Systems administrators have probably been writing scripts and tools to make their jobs easier since day one. When I joined my first systems team, the mantra “let the machines do the boring work” was drilled into my head. The popularization of cloud (IaaS) and virtualized infrastructure over the past decade has given us the opportunity to automate the boring work in some very different, and cool ways.
We have moved from the Iron Age of infrastructure and into the Cloud Era. The resources of an IT infrastructure - compute, storage, and networking - have been transmogrified from inflexible physical hardware into dynamic software and data. In the Iron Age, the interface for creating a new server was a purchasing request form. In the Cloud Era, it’s a programmable API.
So. If our infrastructure is now software and data, manageable through an API, then this means we can bring tools and ways of working from software engineering and use them to manage our infrastructure. This is the essence of Infrastructure as Code.
In software engineering we write code, keep it in a Version Control System (VCS) and automatically test it with Continuous Integration (CI). We and deploy it to a series of environments using a Deployment Pipeline so it can be validated before putting it into production use. Now we can easily do the same with infrastructure.

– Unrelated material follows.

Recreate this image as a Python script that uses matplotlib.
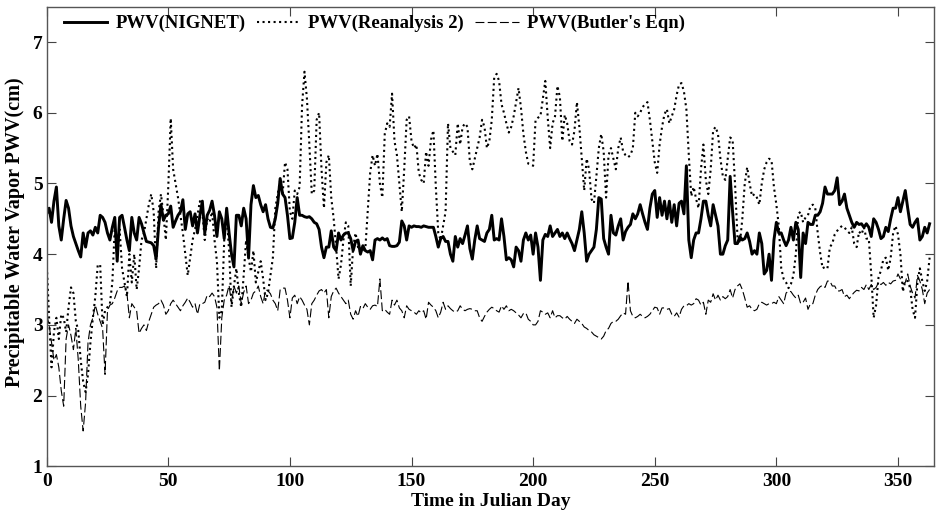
import numpy as np
import matplotlib
matplotlib.use('Agg')
import matplotlib.pyplot as plt

# Daily PWV values (cm), Julian day 0..363
pwv_nignet = [
    4.57, 4.65, 4.45, 4.75, 4.95, 4.4, 4.2, 4.5, 4.76, 4.65,
    4.4, 4.25, 4.15, 4.05, 3.96, 4.3, 4.1, 4.3, 4.33, 4.27,
    4.38, 4.3, 4.55, 4.52, 4.45, 4.3, 4.2, 4.38, 4.52, 3.9,
    4.52, 4.55, 4.38, 4.2, 4.05, 4.52, 4.3, 4.2, 4.52, 4.43,
    4.3, 4.18, 4.17, 4.16, 4.12, 3.93, 4.38, 4.7, 4.48, 4.55,
    4.57, 4.68, 4.38, 4.47, 4.55, 4.6, 4.77, 4.35, 4.57, 4.6,
    4.4, 4.57, 4.3, 4.55, 4.75, 4.3, 4.55, 4.62, 4.75, 4.55,
    4.25, 4.6, 4.5, 4.22, 4.65, 4.3, 4.0, 3.82, 4.55, 4.55,
    4.4, 4.65, 4.5, 3.95, 4.7, 4.97, 4.8, 4.83, 4.7, 4.6,
    4.7, 4.5, 4.38, 4.37, 4.5, 4.72, 5.07, 4.85, 4.8, 4.55,
    4.22, 4.23, 4.45, 4.8, 4.55, 4.55, 4.53, 4.52, 4.53, 4.5,
    4.45, 4.43, 4.35, 4.1, 3.95, 4.1, 4.1, 4.33, 4.1, 4.05,
    4.3, 4.2, 4.27, 4.3, 4.3, 4.22, 4.05, 4.18, 4.2, 4.0,
    4.12, 4.05, 4.03, 4.05, 3.92, 4.2, 4.22, 4.2, 4.23, 4.2,
    4.22, 4.12, 4.11, 4.11, 4.12, 4.17, 4.47, 4.4, 4.2, 4.4,
    4.38, 4.4, 4.39, 4.39, 4.38, 4.4, 4.39, 4.38, 4.38, 4.38,
    4.25, 4.1, 4.22, 4.25, 4.18, 4.18, 4.0, 3.9, 4.25, 4.1,
    4.22, 4.15, 4.27, 4.4, 4.08, 3.93, 4.2, 4.4, 4.22, 4.2,
    4.18, 4.3, 4.35, 4.55, 4.2, 4.22, 4.2, 4.5, 4.25, 3.92,
    3.95, 3.92, 3.82, 4.1, 4.05, 3.9, 4.2, 4.3, 4.2, 4.27,
    4.0, 4.3, 4.1, 3.63, 4.2, 4.28, 4.25, 4.4, 4.25, 4.3,
    4.35, 4.25, 4.3, 4.22, 4.3, 4.22, 4.15, 4.05, 4.2, 4.35,
    4.6, 4.3, 3.9, 4.0, 4.05, 4.1, 4.35, 4.8, 4.78, 4.22,
    4.1, 4.0, 4.55, 4.3, 4.27, 4.4, 4.5, 4.2, 4.32, 4.38,
    4.42, 4.57, 4.5, 4.57, 4.7, 4.57, 4.45, 4.35, 4.65, 4.85,
    4.9, 4.52, 4.8, 4.55, 4.75, 4.5, 4.75, 4.45, 4.7, 4.4,
    4.72, 4.75, 4.57, 5.25, 4.2, 3.95, 4.2, 4.3, 4.3, 4.5,
    4.75, 4.75, 4.55, 4.4, 4.7, 4.55, 4.4, 4.0, 4.0, 4.12,
    4.2, 5.1, 4.6, 4.15, 4.15, 4.25, 4.2, 4.22, 4.3, 4.18,
    4.0, 4.05, 4.0, 4.3, 4.15, 3.72, 3.77, 4.0, 3.63, 4.2,
    4.45, 4.3, 4.3, 4.2, 4.12, 4.2, 4.38, 4.2, 4.45, 4.35,
    3.67, 4.3, 4.15, 4.45, 4.42, 4.42, 4.55, 4.55, 4.6, 4.72,
    4.95, 4.85, 4.85, 4.85, 4.9, 5.08, 4.7, 4.75, 4.85, 4.65,
    4.55, 4.45, 4.38, 4.45, 4.42, 4.43, 4.38, 4.43, 4.38, 4.25,
    4.5, 4.45, 4.35, 4.22, 4.25, 4.38, 4.32, 4.5, 4.65, 4.65,
    4.8, 4.6, 4.75, 4.9, 4.65, 4.42, 4.38, 4.45, 4.5, 4.2,
    4.25, 4.38, 4.3, 4.43,
]

pwv_reanalysis = [
    3.9, 3.1, 2.4, 2.9, 3.1, 2.8, 3.15, 3.1, 2.9, 3.25,
    3.53, 3.45, 3.05, 2.92, 2.5, 2.2, 2.05, 2.3, 2.75, 3.1,
    3.4, 3.85, 3.85, 3.0, 3.2, 3.25, 3.3, 3.6, 4.38, 4.0,
    4.35, 3.8, 3.6, 3.4, 4.0, 3.6, 4.0, 3.5, 3.8, 4.2,
    4.3, 4.5, 4.7, 4.85, 4.6, 3.8, 4.6, 4.85, 4.55, 4.2,
    4.95, 5.92, 5.2, 5.0, 4.8, 4.55, 4.3, 4.0, 3.7, 3.95,
    4.2, 4.35, 4.55, 4.75, 4.6, 4.2, 4.5, 4.45, 4.6, 4.2,
    3.9, 3.1, 3.2, 4.2, 4.55, 4.05, 3.25, 3.55, 3.8, 3.45,
    3.25, 3.7, 4.2, 3.95, 3.75, 4.05, 3.6, 3.75, 3.9, 3.65,
    3.35, 3.45, 3.7, 3.95, 4.65, 4.85, 5.05, 4.85, 5.3, 5.2,
    4.6, 4.5, 4.9, 4.85, 4.95, 6.1, 6.58, 6.2, 5.55, 4.85,
    4.9, 5.9, 6.0, 5.2, 4.65, 5.3, 5.4, 4.8, 4.5, 4.1,
    3.65, 3.85, 4.2, 4.45, 4.4, 3.55, 4.1, 4.3, 4.1, 4.02,
    4.05, 4.07, 4.6, 5.15, 5.4, 5.25, 5.42, 5.0, 4.8, 5.7,
    5.85, 5.8, 6.27, 5.6, 5.4, 5.0, 4.6, 5.2, 5.9, 5.95,
    5.6, 5.5, 5.55, 5.15, 5.05, 5.0, 5.45, 5.25, 5.62, 5.75,
    4.95, 4.3, 4.2, 4.4, 4.6, 5.85, 5.5, 5.45, 5.4, 5.85,
    5.55, 5.8, 5.85, 5.8, 5.3, 5.2, 5.35, 5.5, 5.65, 5.9,
    5.8, 5.5, 5.6, 5.9, 6.5, 6.55, 6.45, 6.12, 6.0, 5.85,
    5.72, 5.8, 5.95, 6.15, 6.35, 6.07, 5.7, 5.45, 5.28, 5.27,
    5.25, 5.9, 5.93, 5.95, 6.2, 6.45, 5.93, 5.5, 5.85, 5.95,
    6.38, 6.22, 5.6, 5.97, 5.85, 5.6, 5.55, 5.75, 6.15, 5.8,
    5.35, 4.9, 5.35, 5.2, 4.78, 4.72, 5.1, 5.5, 5.7, 5.45,
    4.8, 5.4, 5.5, 5.35, 5.2, 5.5, 5.65, 5.45, 5.4, 5.37,
    5.4, 5.5, 6.0, 5.95, 6.0, 6.08, 6.12, 6.15, 5.9, 5.6,
    5.3, 5.15, 5.55, 5.8, 5.98, 6.05, 5.85, 5.95, 6.05, 6.25,
    6.4, 6.42, 6.3, 6.05, 5.4, 4.82, 4.95, 4.78, 4.65, 5.2,
    5.55, 5.05, 4.85, 5.2, 5.75, 5.8, 5.7, 5.35, 5.1, 5.05,
    5.35, 5.65, 5.62, 5.0, 4.25, 4.15, 4.5, 5.0, 5.23, 5.0,
    4.82, 4.85, 4.8, 4.7, 5.0, 5.2, 5.3, 5.35, 5.33, 4.95,
    4.7, 4.4, 3.8, 3.65, 3.6, 3.52, 3.58, 3.7, 4.0, 4.57,
    4.6, 4.45, 4.52, 4.55, 4.68, 4.7, 4.65, 4.3, 4.02, 3.8,
    3.82, 3.8, 4.1, 4.15, 4.28, 4.33, 4.37, 4.4, 4.38, 4.33,
    4.3, 4.38, 4.15, 4.1, 4.32, 4.28, 4.38, 4.22, 4.22, 3.72,
    3.1, 3.28, 3.67, 3.77, 3.93, 3.95, 3.77, 3.95, 4.3, 4.4,
    4.28, 4.0, 3.47, 3.62, 3.62, 3.52, 3.22, 3.1, 3.6, 3.8,
    3.62, 3.48, 3.62, 3.95,
]

pwv_butler = [
    3.15, 3.0, 2.75, 2.5, 2.58, 2.4, 2.07, 1.85, 2.8, 3.0,
    2.85, 2.65, 2.95, 2.5, 1.85, 1.5, 1.9, 2.75, 3.0, 3.1,
    3.28, 3.15, 3.05, 2.95, 2.3, 3.2, 3.28, 3.3, 3.38, 3.48,
    3.53, 3.53, 3.55, 3.45, 3.1, 3.3, 3.25, 3.2, 2.88, 2.95,
    3.0, 2.92, 3.05, 3.15, 3.25, 3.28, 3.3, 3.35, 3.28, 3.15,
    3.2, 3.3, 3.35, 3.3, 3.25, 3.2, 3.27, 3.32, 3.38, 3.32,
    3.25, 3.3, 3.15, 3.3, 3.3, 3.32, 3.42, 3.4, 3.45, 3.4,
    3.25, 2.35, 3.1, 3.35, 3.42, 3.56, 3.3, 3.55, 3.45, 3.55,
    3.3, 3.46, 3.55, 3.3, 3.35, 3.45, 3.48, 3.55, 3.4, 3.3,
    3.5, 3.48, 3.44, 3.35, 3.3, 3.2, 3.5, 3.52, 3.52, 3.35,
    3.1, 3.38, 3.42, 3.3, 3.4, 3.35, 3.28, 3.22, 3.0, 3.3,
    3.35, 3.42, 3.48, 3.5, 3.45, 3.5, 3.1, 3.4, 3.48, 3.52,
    3.45, 3.4, 3.35, 3.3, 3.35, 3.15, 3.08, 3.2, 3.12, 3.26,
    3.23, 3.3, 3.25, 3.22, 3.27, 3.28, 3.26, 3.65, 3.2, 3.22,
    3.18, 3.15, 3.35, 3.28, 3.35, 3.24, 3.2, 3.1, 3.27, 3.22,
    3.2, 3.18, 3.15, 3.2, 3.17, 3.2, 3.08, 3.32, 3.28, 3.25,
    3.2, 3.1, 3.18, 3.32, 3.22, 3.27, 3.23, 3.2, 3.18, 3.2,
    3.27, 3.22, 3.2, 3.22, 3.23, 3.22, 3.2, 3.2, 3.1, 3.05,
    3.12, 3.18, 3.22, 3.25, 3.23, 3.2, 3.18, 3.27, 3.22, 3.27,
    3.2, 3.22, 3.2, 3.17, 3.14, 3.1, 3.16, 3.17, 3.08, 3.05,
    3.0, 3.0, 3.05, 3.2, 3.18, 3.15, 3.17, 3.1, 3.2, 3.1,
    3.13, 3.13, 3.1, 3.08, 3.12, 3.08, 3.05, 3.02, 3.08, 3.05,
    3.02, 2.97, 2.95, 2.92, 2.9, 2.86, 2.84, 2.82, 2.8, 2.84,
    2.92, 2.95, 3.02, 3.05, 3.05, 3.08, 3.13, 3.17, 3.15, 3.62,
    3.2, 3.12, 3.1, 3.12, 3.15, 3.12, 3.1, 3.12, 3.15, 3.2,
    3.25, 3.24, 3.15, 3.24, 3.24, 3.22, 3.23, 3.15, 3.12, 3.17,
    3.11, 3.22, 3.27, 3.27, 3.3, 3.28, 3.3, 3.37, 3.35, 3.28,
    3.32, 3.15, 3.35, 3.32, 3.44, 3.35, 3.42, 3.35, 3.4, 3.37,
    3.4, 3.5, 3.38, 3.5, 3.55, 3.58, 3.5, 3.38, 3.25, 3.27,
    3.22, 3.2, 3.22, 3.3, 3.32, 3.3, 3.28, 3.3, 3.3, 3.32,
    3.3, 3.4, 3.35, 3.3, 3.45, 3.48, 3.47, 3.42, 3.38, 3.42,
    3.3, 3.32, 3.38, 3.22, 3.3, 3.3, 3.42, 3.5, 3.54, 3.56,
    3.53, 3.62, 3.62, 3.55, 3.55, 3.48, 3.48, 3.5, 3.4, 3.42,
    3.37, 3.42, 3.46, 3.49, 3.48, 3.53, 3.5, 3.57, 3.5, 3.57,
    3.5, 3.53, 3.6, 3.57, 3.6, 3.56, 3.6, 3.58, 3.62, 3.63,
    3.72, 3.65, 3.58, 3.6, 3.72, 3.55, 3.45, 3.38, 3.7, 3.62,
    3.5, 3.3, 3.45, 3.5,
]

days = np.arange(len(pwv_nignet))

plt.rcParams['font.family'] = ['Liberation Serif', 'DejaVu Serif']
plt.rcParams['font.weight'] = 'bold'

fig = plt.figure(figsize=(9.37, 5.18), dpi=100)
ax = fig.add_axes([0.0498, 0.0998, 0.9475, 0.8873])

ax.plot(days, pwv_nignet, color='black', linewidth=2.1, label='PWV(NIGNET)')
ax.plot(days, pwv_reanalysis, color='black', linewidth=1.5, linestyle=':',
        label='PWV(Reanalysis 2)')
ax.plot(days, pwv_butler, color='black', linewidth=0.8, linestyle=(0, (8, 3)),
        label="PWV(Butler's Eqn)")

ax.set_xlim(0, 365)
ax.set_ylim(1, 7.5)
ax.set_xticks(range(0, 351, 50))
ax.set_yticks(range(1, 8))
ax.tick_params(direction='in', length=6.5, width=0.8, top=True, right=True,
               labelsize=14, color='#444444')
ax.tick_params(axis='x', pad=5)
ax.tick_params(axis='y', pad=3)
for lbl in ax.get_xticklabels() + ax.get_yticklabels():
    lbl.set_fontweight('bold')
for sp in ax.spines.values():
    sp.set_linewidth(1.0)
    sp.set_color('#555555')

ax.set_xlabel('Time in Julian Day', fontsize=14, fontweight='bold', labelpad=2)
ax.set_ylabel('Precipitable Water Vapor PWV(cm)', fontsize=14.5, fontweight='bold')
ax.yaxis.set_label_coords(-0.024, 0.51)

leg = ax.legend(loc='upper left', ncol=3, frameon=False, fontsize=13.5,
                handlelength=2.3, columnspacing=0.6, handletextpad=0.45,
                borderaxespad=0.0, borderpad=0.0,
                bbox_to_anchor=(0.0195, 0.982))
for t in leg.get_texts():
    t.set_fontweight('bold')

fig.savefig('out.png', dpi=100)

Infrastructure as Code doesn’t only apply to cloud and virtualized infrastructures, it can also be used with “bare metal” infrastructure. I’ve worked with teams who’ve implemented dynamic hardware system management. We used Cobbler to automatically install servers using PXE-boot installation over a network. When we implemented this we had to start the installation at the physical server (boot the server and hold down F12, in our case). But many hardware vendors have Lights Out Management functionality that makes it possible to do this remotely, and even automatically.